━━ RAW DATA ━━
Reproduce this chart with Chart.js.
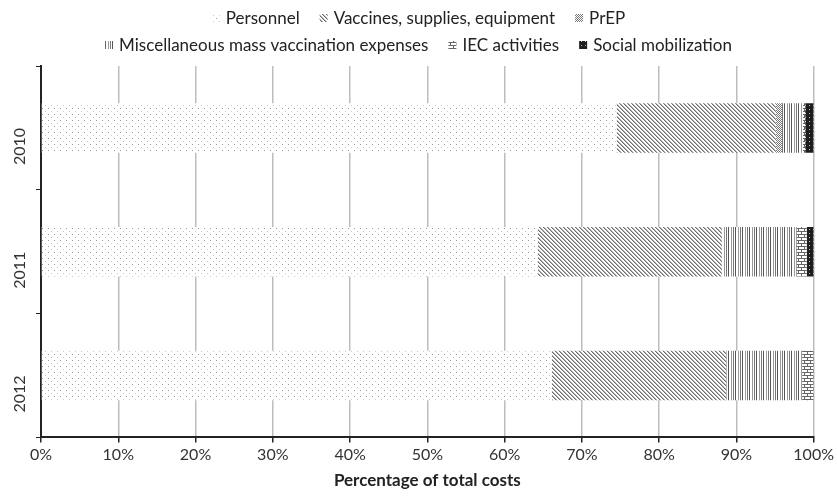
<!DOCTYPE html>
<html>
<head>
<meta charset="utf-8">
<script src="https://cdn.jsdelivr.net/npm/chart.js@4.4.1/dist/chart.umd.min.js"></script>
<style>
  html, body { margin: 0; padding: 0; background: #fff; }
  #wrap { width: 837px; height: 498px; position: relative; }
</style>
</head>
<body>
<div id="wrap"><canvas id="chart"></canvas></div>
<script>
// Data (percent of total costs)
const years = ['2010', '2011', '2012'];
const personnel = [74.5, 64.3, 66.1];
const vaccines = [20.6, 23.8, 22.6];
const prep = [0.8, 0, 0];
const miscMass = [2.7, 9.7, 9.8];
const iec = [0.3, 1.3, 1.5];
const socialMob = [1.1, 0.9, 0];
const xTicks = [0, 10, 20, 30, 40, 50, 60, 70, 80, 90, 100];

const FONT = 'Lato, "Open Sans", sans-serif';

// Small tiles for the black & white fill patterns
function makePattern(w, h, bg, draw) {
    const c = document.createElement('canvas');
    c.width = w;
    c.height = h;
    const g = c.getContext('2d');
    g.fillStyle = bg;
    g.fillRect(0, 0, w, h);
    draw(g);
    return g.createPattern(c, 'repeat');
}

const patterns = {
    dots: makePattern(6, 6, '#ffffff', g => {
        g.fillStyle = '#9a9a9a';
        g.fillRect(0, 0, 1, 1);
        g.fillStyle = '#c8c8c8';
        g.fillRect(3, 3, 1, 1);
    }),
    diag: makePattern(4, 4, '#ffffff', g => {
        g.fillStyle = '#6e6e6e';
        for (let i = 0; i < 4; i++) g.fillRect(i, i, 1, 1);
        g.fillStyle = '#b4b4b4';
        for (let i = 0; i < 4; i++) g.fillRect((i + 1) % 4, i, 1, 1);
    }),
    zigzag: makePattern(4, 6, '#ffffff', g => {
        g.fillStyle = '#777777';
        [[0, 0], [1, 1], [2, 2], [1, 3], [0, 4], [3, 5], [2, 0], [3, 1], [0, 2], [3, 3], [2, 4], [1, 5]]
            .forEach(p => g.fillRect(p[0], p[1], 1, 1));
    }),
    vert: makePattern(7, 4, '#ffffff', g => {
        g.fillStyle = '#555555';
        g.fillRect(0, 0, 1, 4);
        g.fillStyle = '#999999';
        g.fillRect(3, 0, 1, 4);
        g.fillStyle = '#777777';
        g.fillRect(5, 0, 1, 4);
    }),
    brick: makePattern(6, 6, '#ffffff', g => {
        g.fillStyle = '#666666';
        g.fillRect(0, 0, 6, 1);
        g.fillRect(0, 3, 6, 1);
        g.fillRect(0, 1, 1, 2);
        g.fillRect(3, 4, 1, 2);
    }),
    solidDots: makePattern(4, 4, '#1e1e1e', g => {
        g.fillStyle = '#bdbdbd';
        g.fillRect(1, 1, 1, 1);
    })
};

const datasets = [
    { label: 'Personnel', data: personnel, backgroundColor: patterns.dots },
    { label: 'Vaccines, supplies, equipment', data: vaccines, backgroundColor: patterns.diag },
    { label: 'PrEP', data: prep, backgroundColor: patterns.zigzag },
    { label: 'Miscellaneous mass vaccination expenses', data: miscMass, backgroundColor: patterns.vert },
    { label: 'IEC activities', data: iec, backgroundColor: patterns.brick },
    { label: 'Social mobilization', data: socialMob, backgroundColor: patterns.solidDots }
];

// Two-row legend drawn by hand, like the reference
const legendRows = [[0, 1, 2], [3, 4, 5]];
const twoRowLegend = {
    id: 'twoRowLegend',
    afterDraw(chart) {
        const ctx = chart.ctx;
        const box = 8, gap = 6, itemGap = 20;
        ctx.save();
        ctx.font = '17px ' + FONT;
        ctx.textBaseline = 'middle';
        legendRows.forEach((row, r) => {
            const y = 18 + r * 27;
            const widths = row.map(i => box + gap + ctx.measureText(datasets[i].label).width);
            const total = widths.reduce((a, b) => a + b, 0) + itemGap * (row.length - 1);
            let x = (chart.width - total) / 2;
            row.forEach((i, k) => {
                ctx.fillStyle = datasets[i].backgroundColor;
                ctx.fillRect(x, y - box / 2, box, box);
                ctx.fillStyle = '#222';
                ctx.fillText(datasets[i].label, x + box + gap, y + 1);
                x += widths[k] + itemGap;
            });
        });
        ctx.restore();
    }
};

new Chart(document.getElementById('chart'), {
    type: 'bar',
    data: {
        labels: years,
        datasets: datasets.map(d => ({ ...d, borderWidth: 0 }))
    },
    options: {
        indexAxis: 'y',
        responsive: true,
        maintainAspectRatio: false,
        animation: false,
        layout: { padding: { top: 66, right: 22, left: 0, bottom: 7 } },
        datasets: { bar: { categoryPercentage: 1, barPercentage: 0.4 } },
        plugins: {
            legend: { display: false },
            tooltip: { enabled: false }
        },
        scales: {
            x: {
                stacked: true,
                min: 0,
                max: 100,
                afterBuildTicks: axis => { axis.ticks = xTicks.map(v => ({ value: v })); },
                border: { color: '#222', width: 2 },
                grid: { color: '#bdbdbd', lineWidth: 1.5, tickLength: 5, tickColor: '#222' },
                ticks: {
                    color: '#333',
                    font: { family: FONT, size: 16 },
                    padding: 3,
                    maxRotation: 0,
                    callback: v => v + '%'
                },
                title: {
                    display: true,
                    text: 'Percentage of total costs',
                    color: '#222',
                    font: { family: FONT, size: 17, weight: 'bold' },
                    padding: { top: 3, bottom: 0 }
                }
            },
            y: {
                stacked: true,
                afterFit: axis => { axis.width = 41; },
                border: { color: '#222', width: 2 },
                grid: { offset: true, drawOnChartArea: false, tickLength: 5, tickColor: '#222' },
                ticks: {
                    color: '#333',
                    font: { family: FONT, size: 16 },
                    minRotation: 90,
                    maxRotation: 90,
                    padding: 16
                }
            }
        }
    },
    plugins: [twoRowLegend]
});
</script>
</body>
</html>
━━━
Repeat the material exactly as it reads, without any of its pictures.

-- SOLVED PROBLEM --
Reproduce this chart with Chart.js.
<!DOCTYPE html>
<html>
<head>
<meta charset="utf-8">
<script src="https://cdn.jsdelivr.net/npm/chart.js@4.4.1/dist/chart.umd.min.js"></script>
<style>
  html, body { margin: 0; padding: 0; background: #fff; }
  #wrap { width: 837px; height: 498px; position: relative; }
</style>
</head>
<body>
<div id="wrap"><canvas id="chart"></canvas></div>
<script>
// Data (percent of total costs)
const years = ['2010', '2011', '2012'];
const personnel = [74.5, 64.3, 66.1];
const vaccines = [20.6, 23.8, 22.6];
const prep = [0.8, 0, 0];
const miscMass = [2.7, 9.7, 9.8];
const iec = [0.3, 1.3, 1.5];
const socialMob = [1.1, 0.9, 0];
const xTicks = [0, 10, 20, 30, 40, 50, 60, 70, 80, 90, 100];

const FONT = 'Lato, "Open Sans", sans-serif';

// Small tiles for the black & white fill patterns
function makePattern(w, h, bg, draw) {
    const c = document.createElement('canvas');
    c.width = w;
    c.height = h;
    const g = c.getContext('2d');
    g.fillStyle = bg;
    g.fillRect(0, 0, w, h);
    draw(g);
    return g.createPattern(c, 'repeat');
}

const patterns = {
    dots: makePattern(6, 6, '#ffffff', g => {
        g.fillStyle = '#9a9a9a';
        g.fillRect(0, 0, 1, 1);
        g.fillStyle = '#c8c8c8';
        g.fillRect(3, 3, 1, 1);
    }),
    diag: makePattern(4, 4, '#ffffff', g => {
        g.fillStyle = '#6e6e6e';
        for (let i = 0; i < 4; i++) g.fillRect(i, i, 1, 1);
        g.fillStyle = '#b4b4b4';
        for (let i = 0; i < 4; i++) g.fillRect((i + 1) % 4, i, 1, 1);
    }),
    zigzag: makePattern(4, 6, '#ffffff', g => {
        g.fillStyle = '#777777';
        [[0, 0], [1, 1], [2, 2], [1, 3], [0, 4], [3, 5], [2, 0], [3, 1], [0, 2], [3, 3], [2, 4], [1, 5]]
            .forEach(p => g.fillRect(p[0], p[1], 1, 1));
    }),
    vert: makePattern(7, 4, '#ffffff', g => {
        g.fillStyle = '#555555';
        g.fillRect(0, 0, 1, 4);
        g.fillStyle = '#999999';
        g.fillRect(3, 0, 1, 4);
        g.fillStyle = '#777777';
        g.fillRect(5, 0, 1, 4);
    }),
    brick: makePattern(6, 6, '#ffffff', g => {
        g.fillStyle = '#666666';
        g.fillRect(0, 0, 6, 1);
        g.fillRect(0, 3, 6, 1);
        g.fillRect(0, 1, 1, 2);
        g.fillRect(3, 4, 1, 2);
    }),
    solidDots: makePattern(4, 4, '#1e1e1e', g => {
        g.fillStyle = '#bdbdbd';
        g.fillRect(1, 1, 1, 1);
    })
};

const datasets = [
    { label: 'Personnel', data: personnel, backgroundColor: patterns.dots },
    { label: 'Vaccines, supplies, equipment', data: vaccines, backgroundColor: patterns.diag },
    { label: 'PrEP', data: prep, backgroundColor: patterns.zigzag },
    { label: 'Miscellaneous mass vaccination expenses', data: miscMass, backgroundColor: patterns.vert },
    { label: 'IEC activities', data: iec, backgroundColor: patterns.brick },
    { label: 'Social mobilization', data: socialMob, backgroundColor: patterns.solidDots }
];

// Two-row legend drawn by hand, like the reference
const legendRows = [[0, 1, 2], [3, 4, 5]];
const twoRowLegend = {
    id: 'twoRowLegend',
    afterDraw(chart) {
        const ctx = chart.ctx;
        const box = 8, gap = 6, itemGap = 20;
        ctx.save();
        ctx.font = '17px ' + FONT;
        ctx.textBaseline = 'middle';
        legendRows.forEach((row, r) => {
            const y = 18 + r * 27;
            const widths = row.map(i => box + gap + ctx.measureText(datasets[i].label).width);
            const total = widths.reduce((a, b) => a + b, 0) + itemGap * (row.length - 1);
            let x = (chart.width - total) / 2;
            row.forEach((i, k) => {
                ctx.fillStyle = datasets[i].backgroundColor;
                ctx.fillRect(x, y - box / 2, box, box);
                ctx.fillStyle = '#222';
                ctx.fillText(datasets[i].label, x + box + gap, y + 1);
                x += widths[k] + itemGap;
            });
        });
        ctx.restore();
    }
};

new Chart(document.getElementById('chart'), {
    type: 'bar',
    data: {
        labels: years,
        datasets: datasets.map(d => ({ ...d, borderWidth: 0 }))
    },
    options: {
        indexAxis: 'y',
        responsive: true,
        maintainAspectRatio: false,
        animation: false,
        layout: { padding: { top: 66, right: 22, left: 0, bottom: 7 } },
        datasets: { bar: { categoryPercentage: 1, barPercentage: 0.4 } },
        plugins: {
            legend: { display: false },
            tooltip: { enabled: false }
        },
        scales: {
            x: {
                stacked: true,
                min: 0,
                max: 100,
                afterBuildTicks: axis => { axis.ticks = xTicks.map(v => ({ value: v })); },
                border: { color: '#222', width: 2 },
                grid: { color: '#bdbdbd', lineWidth: 1.5, tickLength: 5, tickColor: '#222' },
                ticks: {
                    color: '#333',
                    font: { family: FONT, size: 16 },
                    padding: 3,
                    maxRotation: 0,
                    callback: v => v + '%'
                },
                title: {
                    display: true,
                    text: 'Percentage of total costs',
                    color: '#222',
                    font: { family: FONT, size: 17, weight: 'bold' },
                    padding: { top: 3, bottom: 0 }
                }
            },
            y: {
                stacked: true,
                afterFit: axis => { axis.width = 41; },
                border: { color: '#222', width: 2 },
                grid: { offset: true, drawOnChartArea: false, tickLength: 5, tickColor: '#222' },
                ticks: {
                    color: '#333',
                    font: { family: FONT, size: 16 },
                    minRotation: 90,
                    maxRotation: 90,
                    padding: 16
                }
            }
        }
    },
    plugins: [twoRowLegend]
});
</script>
</body>
</html>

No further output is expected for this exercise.